--- Request ---
Starting from the top of the material, restate each line exactly until the line that contains "var titleText = 'FIG", which is also copied. Pictures are excluded.

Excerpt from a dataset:
::::::::

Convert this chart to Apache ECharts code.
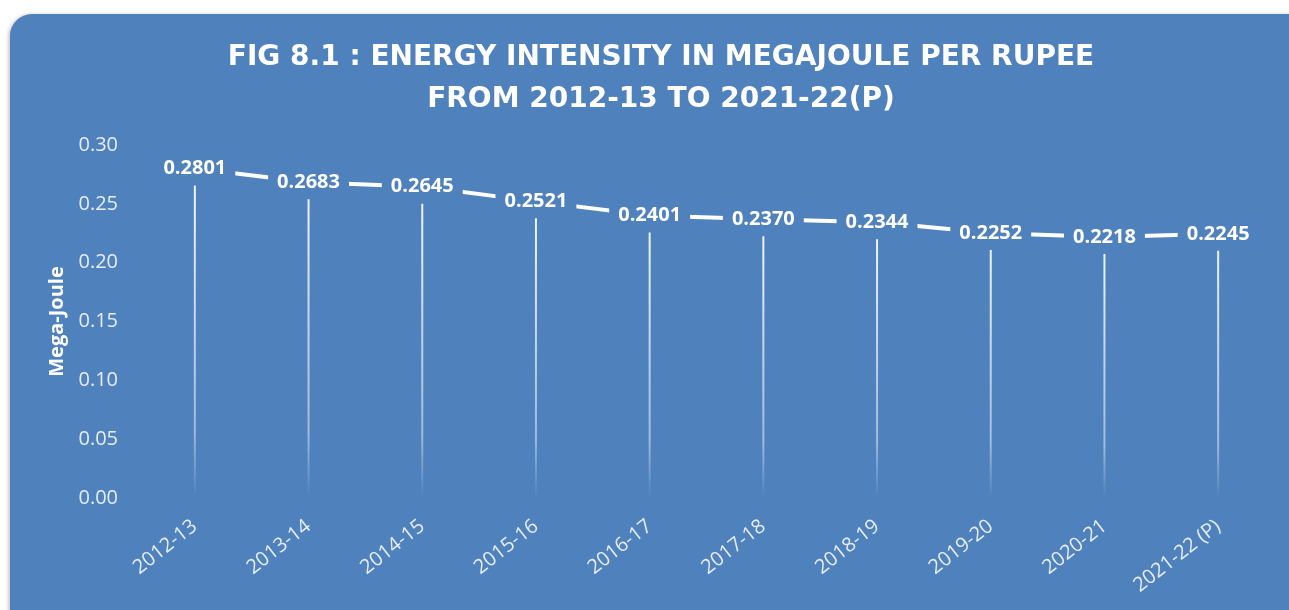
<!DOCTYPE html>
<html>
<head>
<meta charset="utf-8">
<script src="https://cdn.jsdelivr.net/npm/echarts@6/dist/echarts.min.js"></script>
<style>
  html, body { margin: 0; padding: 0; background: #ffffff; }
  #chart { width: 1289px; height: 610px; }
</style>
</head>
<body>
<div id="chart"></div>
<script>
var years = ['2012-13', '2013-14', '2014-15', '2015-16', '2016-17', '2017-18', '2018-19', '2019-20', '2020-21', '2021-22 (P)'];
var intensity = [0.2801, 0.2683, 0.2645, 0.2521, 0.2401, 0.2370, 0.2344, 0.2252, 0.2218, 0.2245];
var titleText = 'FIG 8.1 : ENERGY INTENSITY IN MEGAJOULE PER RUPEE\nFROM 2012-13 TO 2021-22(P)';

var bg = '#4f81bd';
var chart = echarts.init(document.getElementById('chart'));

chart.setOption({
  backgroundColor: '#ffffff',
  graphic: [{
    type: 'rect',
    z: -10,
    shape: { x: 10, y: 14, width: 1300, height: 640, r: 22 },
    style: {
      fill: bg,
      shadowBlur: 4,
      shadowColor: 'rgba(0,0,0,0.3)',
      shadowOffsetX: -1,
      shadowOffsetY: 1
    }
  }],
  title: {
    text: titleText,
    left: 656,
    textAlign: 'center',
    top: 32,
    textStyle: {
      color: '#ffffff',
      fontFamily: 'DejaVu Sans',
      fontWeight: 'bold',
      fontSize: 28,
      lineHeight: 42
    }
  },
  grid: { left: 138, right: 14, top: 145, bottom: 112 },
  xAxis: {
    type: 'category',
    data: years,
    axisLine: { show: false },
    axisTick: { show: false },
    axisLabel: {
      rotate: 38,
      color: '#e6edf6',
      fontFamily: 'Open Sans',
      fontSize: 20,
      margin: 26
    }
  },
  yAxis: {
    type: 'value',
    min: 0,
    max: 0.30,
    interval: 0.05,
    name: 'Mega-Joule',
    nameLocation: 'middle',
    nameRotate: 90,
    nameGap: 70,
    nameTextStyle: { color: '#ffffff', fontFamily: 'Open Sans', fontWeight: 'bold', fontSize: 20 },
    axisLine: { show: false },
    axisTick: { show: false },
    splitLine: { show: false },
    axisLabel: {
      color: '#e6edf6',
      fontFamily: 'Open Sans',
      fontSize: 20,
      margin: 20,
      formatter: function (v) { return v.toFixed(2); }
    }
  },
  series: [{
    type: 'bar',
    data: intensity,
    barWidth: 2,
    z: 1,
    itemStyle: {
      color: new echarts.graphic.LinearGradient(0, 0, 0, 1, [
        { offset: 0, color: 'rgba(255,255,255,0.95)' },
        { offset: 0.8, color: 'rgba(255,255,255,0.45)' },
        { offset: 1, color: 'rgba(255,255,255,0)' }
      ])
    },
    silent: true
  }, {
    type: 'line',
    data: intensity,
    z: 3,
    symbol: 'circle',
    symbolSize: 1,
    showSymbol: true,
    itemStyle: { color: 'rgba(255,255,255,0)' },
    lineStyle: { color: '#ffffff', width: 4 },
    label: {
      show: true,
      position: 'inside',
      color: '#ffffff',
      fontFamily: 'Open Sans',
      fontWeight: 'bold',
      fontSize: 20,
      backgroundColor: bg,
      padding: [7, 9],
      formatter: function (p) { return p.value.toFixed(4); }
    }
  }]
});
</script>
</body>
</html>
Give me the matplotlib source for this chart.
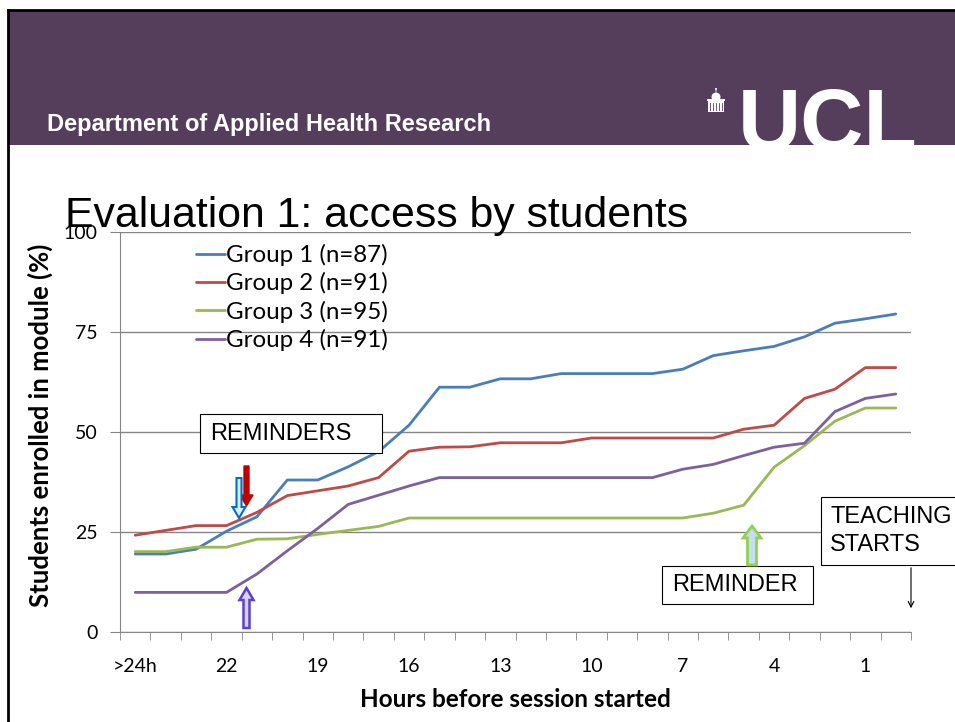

::::::::

--- Problem solution ---
Convert this chart to Apache ECharts code.
<!DOCTYPE html>
<html>
<head>
<meta charset="utf-8">
<script src="https://cdn.jsdelivr.net/npm/echarts@6/dist/echarts.min.js"></script>
<style>
  html, body { margin: 0; padding: 0; background: #ffffff; }
  #chart { width: 1289px; height: 610px; }
</style>
</head>
<body>
<div id="chart"></div>
<script>
var years = ['2012-13', '2013-14', '2014-15', '2015-16', '2016-17', '2017-18', '2018-19', '2019-20', '2020-21', '2021-22 (P)'];
var intensity = [0.2801, 0.2683, 0.2645, 0.2521, 0.2401, 0.2370, 0.2344, 0.2252, 0.2218, 0.2245];
var titleText = 'FIG 8.1 : ENERGY INTENSITY IN MEGAJOULE PER RUPEE\nFROM 2012-13 TO 2021-22(P)';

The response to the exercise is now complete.